Fashion

In “Marginal Costs,” Artist Lucia Hierro Mines the Space Between Objects and Personal Histories

In “Marginal Costs,” Artist Lucia Hierro Mines the Space Between Objects and Personal Histories

On a recent Friday morning, the artist Lucia Hierro was delayed joining our Zoom call. “Just dealing with a quick issue with install at the museum,” she explained over email. Not long after, she showed me what she meant: A work in “Marginal Costs”—her new exhibition at the Aldrich Contemporary Art Museum in Ridgefield, Connecticut—had, apparently overnight, slipped from the wall and onto the floor. “I’m glad that it was up yesterday while we gave a tour to the board members,” she said. “Today, we walked in and we were like, ‘Oh, okay. Yeah. We celebrated too soon.’”

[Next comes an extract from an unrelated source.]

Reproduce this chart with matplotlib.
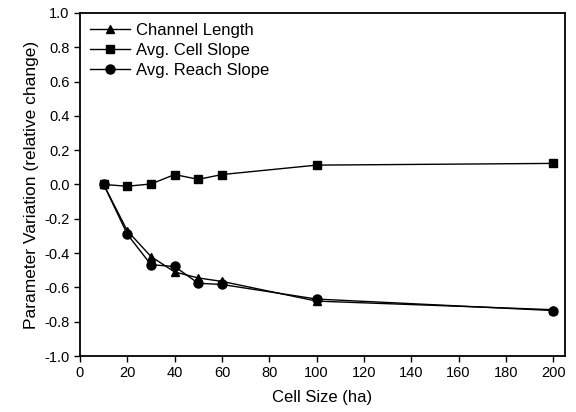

Its logistical complications notwithstanding—ultimately, Hierro had to extricate herself from the hanging mishap, joking, “They don’t pay me for that”— “Marginal Costs” marks her first solo museum show, and perhaps the most considered and comprehensive expression of her creative vision to date. (An accompanying publication will arrive from the museum this fall.) Staked on shapes and iconographies borrowed from Pop Art, minimalism, and the Dutch still-life tradition, “Marginal Costs” encompasses recent and new sculptures from Hierro’s Mercado series; the debut of the Gates, a commission from the Aldrich; and several sprawling wall murals. Taken together, her graphic, oversized pieces mine the boundary between objects and personal histories, economies and identities—especially as they pertain to marginalized communities caught in the crosshairs of gentrification.

Hierro was born in New York to Dominican parents, spending her youth in the Washington Heights/Inwood area of Upper Manhattan. Hers was a musical household—her father kept a recording studio next to their apartment—but she began drawing, she thinks, because of her brother, who attended LaGuardia High School. Even then, Hierro’s art-making functioned as a way to connect; a means of making herself understood. While, at home, her mother would ask what she wanted to wear and sew whatever Hierro sketched, at school, her creativity helped to mitigate a stressful language barrier. “I was in ESL as a kid, and my experience there was really negative. I was so scared all the time; I felt like I was doing something wrong, not speaking English,” she says. “But we would get re-integrated into the classroom for art classes, and I always really loved that because it was a time for me to also kind of flex that I really was good at this.”

Hierro decided as a senior in high school to pursue art formally, her confidence and know-how buttressed by free, weekend art classes at the Cooper Union. “It’s kind of incredible, if you look at the history of art, how many young people—usually from low-income households and with very few art programs in their high schools—ended up [there],” she says. “The Saturday Program really does develop an amazing thing in introducing you to the rest of the Cooper Union college and going, This is a possibility, and this is where you could be.”